Unwanted tools to fight mob rule

Editorial | Mary Ma 7 Aug 2019

The State Council information office held a second press conference in less than two weeks yesterday to condemn the anarchic situation in Hong Kong and reiterate Beijing's staunch support for Chief Executive Carrie Lam Cheng Yuet-ngor.

It wasn't only a warning to rioters, but also a message to those opposing the beleaguered Lam's leadership.

Following two months of mobs and protests, the situation is deteriorating quickly into a literally lawless state, with anti-government rioters clashing with riot police. Meanwhile, self-proclaimed patriotic gangs are ambushing retreating protesters and residents, brandishing rattan sticks and metal poles in North Point, Tsuen Wan, etc.

For some radicals in the opposition, they were keen to see the possibility of People's Liberation Army troops being called in to deepen the crisis. There are also radicals in the pro-establishment camp eager to see PLA soldiers set up positions on the streets.

For these radicals on both sides of the confrontation, they must be disappointed because Beijing gave no indication that it's about to mobilize the PLA garrisons.

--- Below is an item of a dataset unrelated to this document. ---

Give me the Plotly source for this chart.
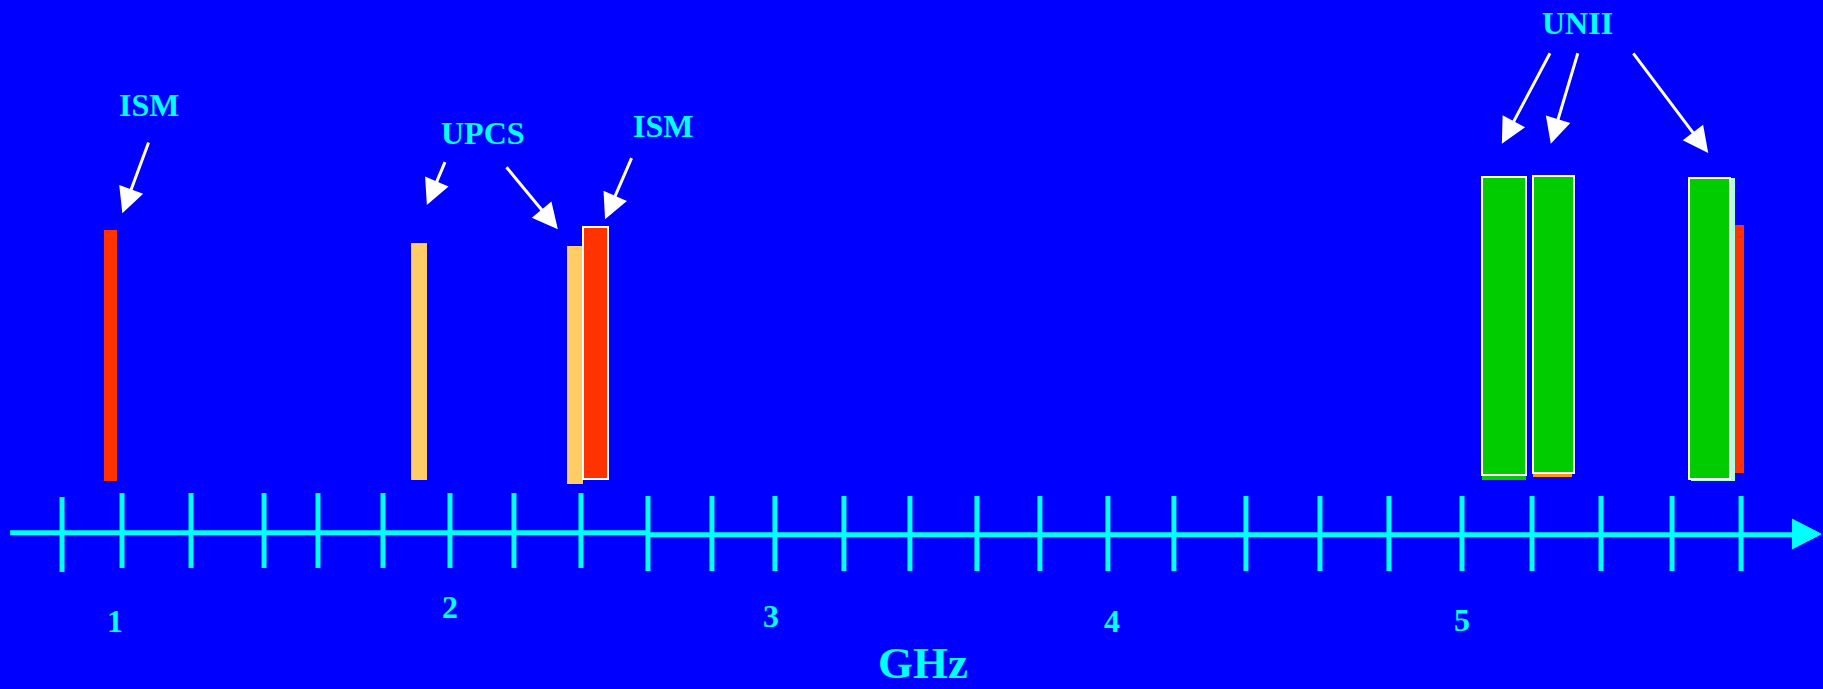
import plotly.graph_objects as go

# ---- data (x in GHz, y in relative height units; axis baseline = 0) ----
bar_names  = ["ISM 900", "UPCS 1.9", "UPCS 2.4", "ISM 2.4",
              "UNII-1 under", "UNII-1", "UNII-2 under", "UNII-2",
              "ISM 5.8", "UNII-3 under", "UNII-3"]
bar_x0     = [0.946, 1.863, 2.328, 2.376, 5.060, 5.061, 5.212, 5.211, 5.675, 5.684, 5.679]
bar_x1     = [0.985, 1.910, 2.376, 2.451, 5.191, 5.192, 5.328, 5.335, 5.842, 5.815, 5.801]
bar_y0     = [5.2, 5.3, 4.9, 5.4, 5.3, 5.8, 5.6, 6.0, 6.0, 5.2, 5.4]
bar_y1     = [30.3, 29.0, 28.7, 30.6, 35.6, 35.6, 35.6, 35.7, 30.8, 35.5, 35.5]
bar_colors = ["#FF3300", "#FFCC66", "#FFCC66", "#FF3300",
              "#00CC00", "#00CC00", "#FF9900", "#00CC00",
              "#FF3300", "#AAFFDD", "#00CC00"]
bar_outline = [False, False, False, True, False, True, False, True, False, False, True]

# axis tick positions (as drawn, GHz)
tick_pos = [0.821, 1.000, 1.206, 1.424, 1.585, 1.779, 1.979, 2.170, 2.370,
            2.570, 2.761, 2.949, 3.155, 3.352, 3.552, 3.740, 3.943, 4.140,
            4.355, 4.576, 4.782, 5.000, 5.209, 5.415, 5.627, 5.833]
tick_top = [3.6] + [4.0] * 8 + [3.7] * 17
tick_bot = [-3.9] + [-3.5] * 8 + [-3.8] * 17

tick_labels   = ["1", "2", "3", "4", "5"]
tick_label_x  = [0.979, 1.979, 2.937, 3.955, 5.001]
tick_label_y  = [-8.8, -7.4, -8.3, -8.8, -8.7]

band_labels   = ["ISM", "UPCS", "ISM", "UNII"]
band_label_x  = [1.081, 2.078, 2.615, 5.345]
band_label_y  = [42.83, 39.97, 40.70, 51.04]

# arrows: tail -> tip
arrow_tail_x = [1.081, 1.966, 2.144, 2.523, 5.265, 5.347, 5.508]
arrow_tail_y = [39.2, 37.23, 36.73, 37.63, 48.12, 48.12, 48.12]
arrow_tip_x  = [1.001, 1.910, 2.301, 2.442, 5.119, 5.265, 5.735]
arrow_tip_y  = [31.97, 32.8, 30.37, 31.37, 38.93, 38.93, 38.01]

axis_seg_x = [[0.666, 2.570], [2.570, 5.985]]
axis_seg_y = [[0.03, 0.03], [-0.17, -0.17]]
axis_head_x = [5.985, 6.072, 5.985]
axis_head_y = [1.4, -0.1, -1.6]

unit_label = "GHz"
unit_label_x = 3.391
unit_label_y = -13.0

BLUE = "#0000FF"
CYAN = "#00FFFF"
FONT = "Liberation Serif"

fig = go.Figure()

for i in range(len(bar_names)):
    fig.add_trace(go.Bar(
        x=[(bar_x0[i] + bar_x1[i]) / 2], width=[bar_x1[i] - bar_x0[i]],
        base=[bar_y0[i]], y=[bar_y1[i] - bar_y0[i]],
        marker=dict(color=bar_colors[i],
                    line=dict(color="white" if bar_outline[i] else bar_colors[i],
                              width=2 if bar_outline[i] else 0)),
        name=bar_names[i], showlegend=False, hoverinfo="skip"))

# axis line
for sx, sy in zip(axis_seg_x, axis_seg_y):
    fig.add_trace(go.Scatter(x=sx, y=sy, mode="lines",
                             line=dict(color=CYAN, width=5),
                             showlegend=False, hoverinfo="skip"))
fig.add_trace(go.Scatter(x=axis_head_x, y=axis_head_y, mode="lines",
                         fill="toself", fillcolor=CYAN, line=dict(color=CYAN, width=1),
                         showlegend=False, hoverinfo="skip"))
# ticks
tx, ty = [], []
for p, t, b in zip(tick_pos, tick_top, tick_bot):
    tx += [p, p, None]
    ty += [t, b, None]
fig.add_trace(go.Scatter(x=tx, y=ty, mode="lines",
                         line=dict(color=CYAN, width=5),
                         showlegend=False, hoverinfo="skip"))

annotations = []
for t, x, y in zip(tick_labels, tick_label_x, tick_label_y):
    annotations.append(dict(x=x, y=y, xref="x", yref="y", text=t, showarrow=False,
                            font=dict(family=FONT, size=32, color=CYAN, weight="bold"),
                            xanchor="center", yanchor="middle"))
for t, x, y in zip(band_labels, band_label_x, band_label_y):
    annotations.append(dict(x=x, y=y, xref="x", yref="y", text=t, showarrow=False,
                            font=dict(family=FONT, size=32, color=CYAN, weight="bold"),
                            xanchor="center", yanchor="middle"))
annotations.append(dict(x=unit_label_x, y=unit_label_y, xref="x", yref="y", text=unit_label,
                        showarrow=False,
                        font=dict(family=FONT, size=45, color=CYAN, weight="bold"),
                        xanchor="center", yanchor="middle"))
for ax_, ay_, x_, y_ in zip(arrow_tail_x, arrow_tail_y, arrow_tip_x, arrow_tip_y):
    annotations.append(dict(x=x_, y=y_, ax=ax_, ay=ay_, xref="x", yref="y",
                            axref="x", ayref="y", text="", showarrow=True,
                            arrowhead=2, arrowsize=1.7, arrowwidth=3,
                            arrowcolor="white", standoff=0, startstandoff=0))

fig.update_layout(
    width=1823, height=689, autosize=False,
    margin=dict(l=0, r=0, t=0, b=0, pad=0),
    paper_bgcolor=BLUE, plot_bgcolor=BLUE,
    barmode="overlay", bargap=0,
    xaxis=dict(range=[0.6358, 6.0776], visible=False, fixedrange=True),
    yaxis=dict(range=[-15.6, 53.3], visible=False, fixedrange=True),
    annotations=annotations,
    showlegend=False,
)

fig.write_html("out.html", config={"displayModeBar": False},
               post_script="document.body.style.margin='0';document.body.style.overflow='hidden';document.body.style.background='#0000FF';")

It's only wise of Beijing to avoid falling into the trap because they know that, as soon as it starts cracking down on the local civil disobedience movement with military force, the strategic value of Hong Kong to the country would disappear overnight.

Those wishing to see a Tiananmen Square-style crackdown by the PLA must be evil minded.

The Beijing spokesmen didn't say anything new, basically repeating the line stated more than a week ago. But the message is clear: it's best for the crisis to be resolved by the Lam administration within the One Country, Two Systems policy framework.

Lam is not short of executive powers to restore peace, but whether she knows how to use these powers wisely is debatable.

So what will she do next?

As the chief executive, she is empowered to impose curfew in Hong Kong following consultation with the Executive Council, her de facto cabinet. Curfew doesn't have to be territory-wide. It can be confined to certain designated areas within a specific period of time of the day.

If Lam opts to place certain busy places like Mong Kok, Wong Tai Sin and the Western district under curfew, anyone appearing on the street within the curfew period would face immediate arrest by the police. The police may also use heavy weapons against mobsters.

Also, instead of calling in armed military forces, Beijing can declare a state of emergency in the SAR via the National People's Congress Standing Committee.

Then, Lam's executive powers will be greatly augmented to impose laws she deems necessary without going through the Legislative Council.

Because of the expanded powers, she may also shut down opposition publications and censor communications.

Certainly, normal economic activities in the city will be greatly disrupted if a state of emergency is declared.

So, will she go ahead with them?

In the absence of PLA involvement, those boosted executive powers would be the tools of last resort for Lam in restoring peace - if the anarchic situation continues to worsen from what's already a serious crisis.